Week 2: Install a pixel-based attribution tool
Triple Whale's free tier installs a tracking pixel that begins building first-party attribution history immediately. Even if you are not ready to pay for the full platform, the pixel collects data that makes future attribution analysis more accurate. Server-side tracking via Shopify's Customer Events API or a Meta Conversions API integration also improves signal quality significantly as third-party cookies continue to degrade.
Week 3: Build your first cohort baseline
If you are on Advanced or Plus, run the native cohort analysis report for the past 12 months and export it. This becomes your baseline — the starting point for measuring whether retention is improving or declining over time. If you are on a lower plan, Lifetimely's paid tier provides the same cohort view with more segmentation options.
Month 2: Connect Shopify to your ad platforms
At this point, install a tool that joins Shopify order data with ad spend from your active paid channels. The goal is a single view showing revenue, COGS, and ad spend together — so you can calculate true contribution margin by channel rather than ROAS in isolation.
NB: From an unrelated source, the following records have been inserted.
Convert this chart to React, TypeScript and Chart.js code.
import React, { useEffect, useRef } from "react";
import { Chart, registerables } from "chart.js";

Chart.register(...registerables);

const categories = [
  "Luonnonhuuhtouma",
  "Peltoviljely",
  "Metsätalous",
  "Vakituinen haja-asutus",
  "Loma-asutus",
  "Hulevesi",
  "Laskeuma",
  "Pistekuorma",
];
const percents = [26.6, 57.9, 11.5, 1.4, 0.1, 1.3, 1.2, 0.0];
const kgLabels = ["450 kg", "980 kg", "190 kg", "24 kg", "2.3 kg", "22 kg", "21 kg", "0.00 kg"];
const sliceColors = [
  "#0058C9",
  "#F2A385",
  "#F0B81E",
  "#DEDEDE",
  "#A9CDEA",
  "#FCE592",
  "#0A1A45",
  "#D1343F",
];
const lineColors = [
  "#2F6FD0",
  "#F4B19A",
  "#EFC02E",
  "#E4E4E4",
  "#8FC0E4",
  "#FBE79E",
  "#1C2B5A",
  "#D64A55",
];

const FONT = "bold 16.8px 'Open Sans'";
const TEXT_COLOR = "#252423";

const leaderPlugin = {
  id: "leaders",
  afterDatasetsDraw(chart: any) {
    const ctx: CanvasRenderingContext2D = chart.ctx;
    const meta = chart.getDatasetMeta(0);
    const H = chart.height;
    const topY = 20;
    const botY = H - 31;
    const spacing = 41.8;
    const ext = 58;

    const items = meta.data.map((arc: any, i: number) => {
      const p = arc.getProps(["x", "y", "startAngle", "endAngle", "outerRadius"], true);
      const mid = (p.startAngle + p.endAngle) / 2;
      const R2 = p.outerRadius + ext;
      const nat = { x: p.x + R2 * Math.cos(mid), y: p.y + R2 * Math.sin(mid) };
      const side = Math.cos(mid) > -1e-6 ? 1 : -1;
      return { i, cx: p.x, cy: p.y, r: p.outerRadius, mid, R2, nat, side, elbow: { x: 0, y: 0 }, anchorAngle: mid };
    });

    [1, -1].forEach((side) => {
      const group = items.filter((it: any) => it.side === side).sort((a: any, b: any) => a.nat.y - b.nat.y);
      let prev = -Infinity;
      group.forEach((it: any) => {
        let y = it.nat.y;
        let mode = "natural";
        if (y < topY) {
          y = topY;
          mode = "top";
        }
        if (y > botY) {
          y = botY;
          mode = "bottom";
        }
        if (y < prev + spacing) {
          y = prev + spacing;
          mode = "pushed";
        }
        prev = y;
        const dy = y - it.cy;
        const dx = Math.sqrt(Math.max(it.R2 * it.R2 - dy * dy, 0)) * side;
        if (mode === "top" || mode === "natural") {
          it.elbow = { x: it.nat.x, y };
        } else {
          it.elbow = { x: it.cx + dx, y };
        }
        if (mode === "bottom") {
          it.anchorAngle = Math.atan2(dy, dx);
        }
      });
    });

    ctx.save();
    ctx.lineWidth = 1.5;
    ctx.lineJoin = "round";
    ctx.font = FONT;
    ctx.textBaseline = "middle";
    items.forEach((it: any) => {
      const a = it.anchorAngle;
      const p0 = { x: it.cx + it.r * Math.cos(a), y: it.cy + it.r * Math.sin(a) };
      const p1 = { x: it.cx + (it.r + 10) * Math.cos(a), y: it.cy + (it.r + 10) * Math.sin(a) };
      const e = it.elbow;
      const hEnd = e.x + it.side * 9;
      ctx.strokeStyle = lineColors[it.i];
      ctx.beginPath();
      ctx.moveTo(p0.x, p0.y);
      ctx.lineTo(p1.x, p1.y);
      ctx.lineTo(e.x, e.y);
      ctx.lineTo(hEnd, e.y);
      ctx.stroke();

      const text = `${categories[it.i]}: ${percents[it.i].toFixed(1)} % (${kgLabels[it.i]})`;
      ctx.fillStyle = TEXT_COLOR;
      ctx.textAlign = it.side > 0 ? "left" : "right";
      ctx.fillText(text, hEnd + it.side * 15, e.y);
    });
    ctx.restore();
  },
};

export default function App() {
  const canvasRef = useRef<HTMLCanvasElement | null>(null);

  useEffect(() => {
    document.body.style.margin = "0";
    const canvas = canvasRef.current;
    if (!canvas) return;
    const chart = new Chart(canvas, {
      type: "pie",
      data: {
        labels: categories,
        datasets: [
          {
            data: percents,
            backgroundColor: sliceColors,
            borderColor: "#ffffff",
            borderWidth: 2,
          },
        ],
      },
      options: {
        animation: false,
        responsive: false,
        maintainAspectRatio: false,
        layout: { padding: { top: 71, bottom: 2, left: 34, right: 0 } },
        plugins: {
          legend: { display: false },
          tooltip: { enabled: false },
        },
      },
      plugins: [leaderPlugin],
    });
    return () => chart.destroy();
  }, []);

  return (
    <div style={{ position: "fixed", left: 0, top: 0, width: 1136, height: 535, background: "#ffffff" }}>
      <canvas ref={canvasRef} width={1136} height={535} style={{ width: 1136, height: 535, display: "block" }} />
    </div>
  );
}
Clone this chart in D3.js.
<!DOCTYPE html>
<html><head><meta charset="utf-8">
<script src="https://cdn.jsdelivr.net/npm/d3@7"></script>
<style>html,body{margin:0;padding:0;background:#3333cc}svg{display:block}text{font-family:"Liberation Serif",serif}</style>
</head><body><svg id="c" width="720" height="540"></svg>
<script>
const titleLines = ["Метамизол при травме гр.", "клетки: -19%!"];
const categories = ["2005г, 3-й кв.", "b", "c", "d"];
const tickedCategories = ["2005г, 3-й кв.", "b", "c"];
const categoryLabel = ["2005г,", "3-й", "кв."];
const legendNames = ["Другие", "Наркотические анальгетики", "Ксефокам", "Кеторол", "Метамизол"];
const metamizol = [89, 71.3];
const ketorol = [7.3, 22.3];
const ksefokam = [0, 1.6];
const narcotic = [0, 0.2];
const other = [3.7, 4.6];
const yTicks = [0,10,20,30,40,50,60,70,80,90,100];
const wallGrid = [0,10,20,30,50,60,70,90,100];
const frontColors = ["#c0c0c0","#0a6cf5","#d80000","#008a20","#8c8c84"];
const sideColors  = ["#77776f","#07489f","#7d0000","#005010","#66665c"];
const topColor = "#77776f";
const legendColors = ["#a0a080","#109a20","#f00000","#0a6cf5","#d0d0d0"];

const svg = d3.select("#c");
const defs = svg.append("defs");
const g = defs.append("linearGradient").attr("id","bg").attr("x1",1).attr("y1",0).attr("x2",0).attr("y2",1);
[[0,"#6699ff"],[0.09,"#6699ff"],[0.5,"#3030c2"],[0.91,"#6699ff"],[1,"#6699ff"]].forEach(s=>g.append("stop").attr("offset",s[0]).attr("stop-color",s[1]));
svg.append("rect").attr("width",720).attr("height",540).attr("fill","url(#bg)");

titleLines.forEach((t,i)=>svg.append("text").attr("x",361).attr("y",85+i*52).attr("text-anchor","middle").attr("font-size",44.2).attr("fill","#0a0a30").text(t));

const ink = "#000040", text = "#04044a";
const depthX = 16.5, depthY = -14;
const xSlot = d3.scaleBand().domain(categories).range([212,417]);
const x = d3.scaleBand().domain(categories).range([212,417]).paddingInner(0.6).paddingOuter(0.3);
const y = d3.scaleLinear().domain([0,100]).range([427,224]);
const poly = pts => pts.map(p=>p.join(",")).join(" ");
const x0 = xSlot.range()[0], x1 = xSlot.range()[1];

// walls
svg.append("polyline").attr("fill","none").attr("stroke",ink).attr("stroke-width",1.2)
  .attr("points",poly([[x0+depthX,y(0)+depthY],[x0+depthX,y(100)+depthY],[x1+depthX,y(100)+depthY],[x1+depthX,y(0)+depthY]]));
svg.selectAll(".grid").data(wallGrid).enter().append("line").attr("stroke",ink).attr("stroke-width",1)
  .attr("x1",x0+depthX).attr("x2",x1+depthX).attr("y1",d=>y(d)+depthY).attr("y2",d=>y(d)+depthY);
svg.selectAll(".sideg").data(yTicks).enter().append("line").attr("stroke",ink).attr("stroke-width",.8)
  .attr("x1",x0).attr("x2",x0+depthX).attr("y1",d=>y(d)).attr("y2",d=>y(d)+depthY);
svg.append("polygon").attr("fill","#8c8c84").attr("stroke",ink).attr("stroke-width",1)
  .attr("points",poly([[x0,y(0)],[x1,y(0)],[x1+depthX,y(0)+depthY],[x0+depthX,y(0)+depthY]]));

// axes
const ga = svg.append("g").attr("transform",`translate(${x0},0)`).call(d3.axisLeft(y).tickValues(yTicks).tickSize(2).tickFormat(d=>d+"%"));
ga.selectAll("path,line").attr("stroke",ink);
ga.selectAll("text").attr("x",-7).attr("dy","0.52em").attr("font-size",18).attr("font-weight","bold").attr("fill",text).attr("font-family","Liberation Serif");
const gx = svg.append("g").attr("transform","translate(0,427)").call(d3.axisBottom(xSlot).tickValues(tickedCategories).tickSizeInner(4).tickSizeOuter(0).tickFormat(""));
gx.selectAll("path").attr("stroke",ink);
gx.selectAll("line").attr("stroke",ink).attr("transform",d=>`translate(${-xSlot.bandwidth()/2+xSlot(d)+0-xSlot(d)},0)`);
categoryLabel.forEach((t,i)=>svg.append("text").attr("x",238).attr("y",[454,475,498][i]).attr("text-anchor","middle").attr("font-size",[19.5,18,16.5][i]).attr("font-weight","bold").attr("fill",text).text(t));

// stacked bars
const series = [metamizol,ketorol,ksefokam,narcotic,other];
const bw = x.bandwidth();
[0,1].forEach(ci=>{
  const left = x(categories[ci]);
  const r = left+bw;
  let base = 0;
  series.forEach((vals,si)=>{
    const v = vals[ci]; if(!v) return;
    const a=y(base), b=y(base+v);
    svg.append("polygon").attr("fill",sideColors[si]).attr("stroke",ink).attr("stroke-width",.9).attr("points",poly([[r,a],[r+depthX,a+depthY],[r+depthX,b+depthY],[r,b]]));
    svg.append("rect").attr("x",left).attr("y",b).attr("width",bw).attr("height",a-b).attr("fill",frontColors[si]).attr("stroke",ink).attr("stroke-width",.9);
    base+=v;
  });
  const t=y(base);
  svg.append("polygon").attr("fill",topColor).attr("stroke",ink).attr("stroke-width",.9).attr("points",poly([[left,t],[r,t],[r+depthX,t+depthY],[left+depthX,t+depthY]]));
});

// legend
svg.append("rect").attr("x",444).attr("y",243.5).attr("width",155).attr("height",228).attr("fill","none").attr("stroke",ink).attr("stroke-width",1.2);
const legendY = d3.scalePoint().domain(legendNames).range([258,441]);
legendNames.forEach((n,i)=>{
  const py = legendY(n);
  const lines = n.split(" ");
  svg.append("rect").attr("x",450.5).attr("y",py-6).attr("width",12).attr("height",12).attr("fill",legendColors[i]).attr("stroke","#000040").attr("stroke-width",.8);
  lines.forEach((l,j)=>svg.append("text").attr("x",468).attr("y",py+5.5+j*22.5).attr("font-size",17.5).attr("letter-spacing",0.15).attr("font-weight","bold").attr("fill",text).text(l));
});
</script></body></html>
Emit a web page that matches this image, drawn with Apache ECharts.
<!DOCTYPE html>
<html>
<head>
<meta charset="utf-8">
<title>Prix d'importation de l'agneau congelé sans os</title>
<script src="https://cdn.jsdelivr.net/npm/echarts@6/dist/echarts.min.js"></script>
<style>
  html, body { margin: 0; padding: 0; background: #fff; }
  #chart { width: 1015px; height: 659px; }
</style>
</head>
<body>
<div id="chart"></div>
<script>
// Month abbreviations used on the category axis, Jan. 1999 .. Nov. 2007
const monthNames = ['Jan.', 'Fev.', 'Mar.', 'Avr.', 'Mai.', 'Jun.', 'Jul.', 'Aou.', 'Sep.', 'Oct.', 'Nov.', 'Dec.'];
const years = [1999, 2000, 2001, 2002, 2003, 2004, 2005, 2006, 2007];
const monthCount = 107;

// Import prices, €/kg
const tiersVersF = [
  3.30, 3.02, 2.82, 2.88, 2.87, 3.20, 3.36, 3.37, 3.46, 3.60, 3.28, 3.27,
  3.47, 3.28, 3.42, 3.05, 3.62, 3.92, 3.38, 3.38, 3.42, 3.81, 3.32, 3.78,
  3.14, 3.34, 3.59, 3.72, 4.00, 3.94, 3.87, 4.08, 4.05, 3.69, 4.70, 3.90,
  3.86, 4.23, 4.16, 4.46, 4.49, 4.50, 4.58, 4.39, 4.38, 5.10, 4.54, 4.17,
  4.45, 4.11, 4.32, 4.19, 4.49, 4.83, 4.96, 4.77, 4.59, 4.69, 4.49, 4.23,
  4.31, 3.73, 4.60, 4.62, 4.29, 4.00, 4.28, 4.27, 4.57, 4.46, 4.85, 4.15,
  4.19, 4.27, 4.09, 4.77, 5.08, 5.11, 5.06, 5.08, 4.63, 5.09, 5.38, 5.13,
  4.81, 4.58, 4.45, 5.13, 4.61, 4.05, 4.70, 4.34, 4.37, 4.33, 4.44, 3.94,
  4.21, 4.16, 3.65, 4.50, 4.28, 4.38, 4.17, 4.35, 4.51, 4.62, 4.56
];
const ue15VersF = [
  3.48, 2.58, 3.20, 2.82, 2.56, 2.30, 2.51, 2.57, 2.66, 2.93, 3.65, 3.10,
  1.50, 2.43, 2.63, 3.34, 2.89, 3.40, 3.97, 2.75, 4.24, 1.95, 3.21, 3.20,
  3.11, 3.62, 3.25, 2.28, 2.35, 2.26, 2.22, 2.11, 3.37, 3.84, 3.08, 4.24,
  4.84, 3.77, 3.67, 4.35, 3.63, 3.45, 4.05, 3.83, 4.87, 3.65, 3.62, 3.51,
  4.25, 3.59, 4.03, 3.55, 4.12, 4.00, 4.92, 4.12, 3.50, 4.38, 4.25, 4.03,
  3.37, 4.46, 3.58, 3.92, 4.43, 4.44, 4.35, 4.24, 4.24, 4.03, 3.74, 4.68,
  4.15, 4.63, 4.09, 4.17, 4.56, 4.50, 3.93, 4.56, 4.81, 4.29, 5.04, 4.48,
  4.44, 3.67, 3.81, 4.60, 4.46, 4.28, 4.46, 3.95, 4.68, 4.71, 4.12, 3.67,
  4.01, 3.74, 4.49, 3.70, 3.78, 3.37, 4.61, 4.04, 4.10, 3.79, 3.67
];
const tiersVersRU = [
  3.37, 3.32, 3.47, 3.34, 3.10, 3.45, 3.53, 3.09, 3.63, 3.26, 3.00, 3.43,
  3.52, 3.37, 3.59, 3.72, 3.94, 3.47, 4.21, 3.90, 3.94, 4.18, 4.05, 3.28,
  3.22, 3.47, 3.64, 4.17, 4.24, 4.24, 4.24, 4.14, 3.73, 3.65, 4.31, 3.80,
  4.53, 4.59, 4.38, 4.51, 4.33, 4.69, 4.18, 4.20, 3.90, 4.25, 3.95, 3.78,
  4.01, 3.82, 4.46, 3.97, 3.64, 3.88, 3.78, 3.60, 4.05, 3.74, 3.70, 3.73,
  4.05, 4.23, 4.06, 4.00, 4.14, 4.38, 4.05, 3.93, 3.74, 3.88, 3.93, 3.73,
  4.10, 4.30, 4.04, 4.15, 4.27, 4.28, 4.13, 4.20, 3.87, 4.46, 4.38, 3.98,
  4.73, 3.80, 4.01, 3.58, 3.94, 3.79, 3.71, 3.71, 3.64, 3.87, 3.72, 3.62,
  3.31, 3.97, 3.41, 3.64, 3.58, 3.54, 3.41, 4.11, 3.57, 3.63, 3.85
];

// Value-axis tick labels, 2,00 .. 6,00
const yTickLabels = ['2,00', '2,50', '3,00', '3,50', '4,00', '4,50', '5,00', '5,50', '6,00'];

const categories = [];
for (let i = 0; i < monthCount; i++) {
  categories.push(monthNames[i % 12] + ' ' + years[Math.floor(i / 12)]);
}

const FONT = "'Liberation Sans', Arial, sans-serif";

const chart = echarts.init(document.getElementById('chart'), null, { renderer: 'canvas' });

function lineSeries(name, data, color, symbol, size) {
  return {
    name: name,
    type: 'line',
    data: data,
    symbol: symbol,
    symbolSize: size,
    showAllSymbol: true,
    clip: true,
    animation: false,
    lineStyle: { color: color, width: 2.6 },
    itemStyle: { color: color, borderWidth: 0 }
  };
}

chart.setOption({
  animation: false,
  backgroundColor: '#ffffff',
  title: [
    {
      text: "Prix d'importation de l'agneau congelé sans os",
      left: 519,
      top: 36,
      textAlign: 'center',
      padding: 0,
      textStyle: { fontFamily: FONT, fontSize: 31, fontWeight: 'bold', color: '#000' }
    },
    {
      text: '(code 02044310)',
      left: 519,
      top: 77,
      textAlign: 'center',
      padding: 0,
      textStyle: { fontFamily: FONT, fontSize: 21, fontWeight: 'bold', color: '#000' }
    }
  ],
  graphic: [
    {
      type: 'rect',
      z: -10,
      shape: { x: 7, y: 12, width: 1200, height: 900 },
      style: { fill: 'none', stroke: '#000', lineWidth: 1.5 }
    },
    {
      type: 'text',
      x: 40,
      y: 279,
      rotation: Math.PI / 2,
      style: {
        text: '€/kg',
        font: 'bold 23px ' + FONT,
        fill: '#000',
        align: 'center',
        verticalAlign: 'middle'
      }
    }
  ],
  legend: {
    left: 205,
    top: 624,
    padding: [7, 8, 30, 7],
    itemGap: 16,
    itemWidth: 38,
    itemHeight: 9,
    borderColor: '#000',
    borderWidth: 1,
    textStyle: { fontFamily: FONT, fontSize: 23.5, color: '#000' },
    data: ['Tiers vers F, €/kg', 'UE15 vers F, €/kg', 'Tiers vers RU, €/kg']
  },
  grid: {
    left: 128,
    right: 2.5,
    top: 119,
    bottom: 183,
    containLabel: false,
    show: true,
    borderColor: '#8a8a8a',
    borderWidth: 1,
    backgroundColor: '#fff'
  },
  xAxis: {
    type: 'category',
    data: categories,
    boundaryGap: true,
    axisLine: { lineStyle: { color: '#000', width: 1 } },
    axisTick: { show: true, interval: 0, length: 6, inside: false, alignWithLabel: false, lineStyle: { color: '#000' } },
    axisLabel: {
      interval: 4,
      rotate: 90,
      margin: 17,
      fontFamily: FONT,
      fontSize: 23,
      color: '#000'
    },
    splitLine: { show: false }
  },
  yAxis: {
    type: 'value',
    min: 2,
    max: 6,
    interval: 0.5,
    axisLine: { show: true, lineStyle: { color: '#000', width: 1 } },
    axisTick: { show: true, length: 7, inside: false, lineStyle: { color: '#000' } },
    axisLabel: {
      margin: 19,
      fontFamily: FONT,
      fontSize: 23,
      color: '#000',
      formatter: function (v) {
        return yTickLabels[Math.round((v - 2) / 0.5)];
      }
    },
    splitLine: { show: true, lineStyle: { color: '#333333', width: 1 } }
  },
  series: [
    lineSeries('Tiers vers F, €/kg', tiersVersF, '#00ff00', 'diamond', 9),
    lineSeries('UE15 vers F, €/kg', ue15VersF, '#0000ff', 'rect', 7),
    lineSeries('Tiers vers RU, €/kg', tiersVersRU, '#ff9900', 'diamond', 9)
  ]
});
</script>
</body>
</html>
Platforms like Fairview handle this connection as part of their core operating layer, making it straightforward to see which channels are profitable after all costs are accounted for.
Month 3+: Evaluate the warehouse path
Once you have outgrown what app-based tools can provide — typically when you need custom SQL, want to join five or more data sources, or need to run analysis that no existing app template covers — evaluate a warehouse integration. Start with Estuary's free tier or Stitch's 14-day trial to test the pipeline before committing to the infrastructure overhead. The value threshold for warehouse investment is roughly when you have someone on staff who can write SQL and you are making decisions frequently enough that manual exports have become a real bottleneck.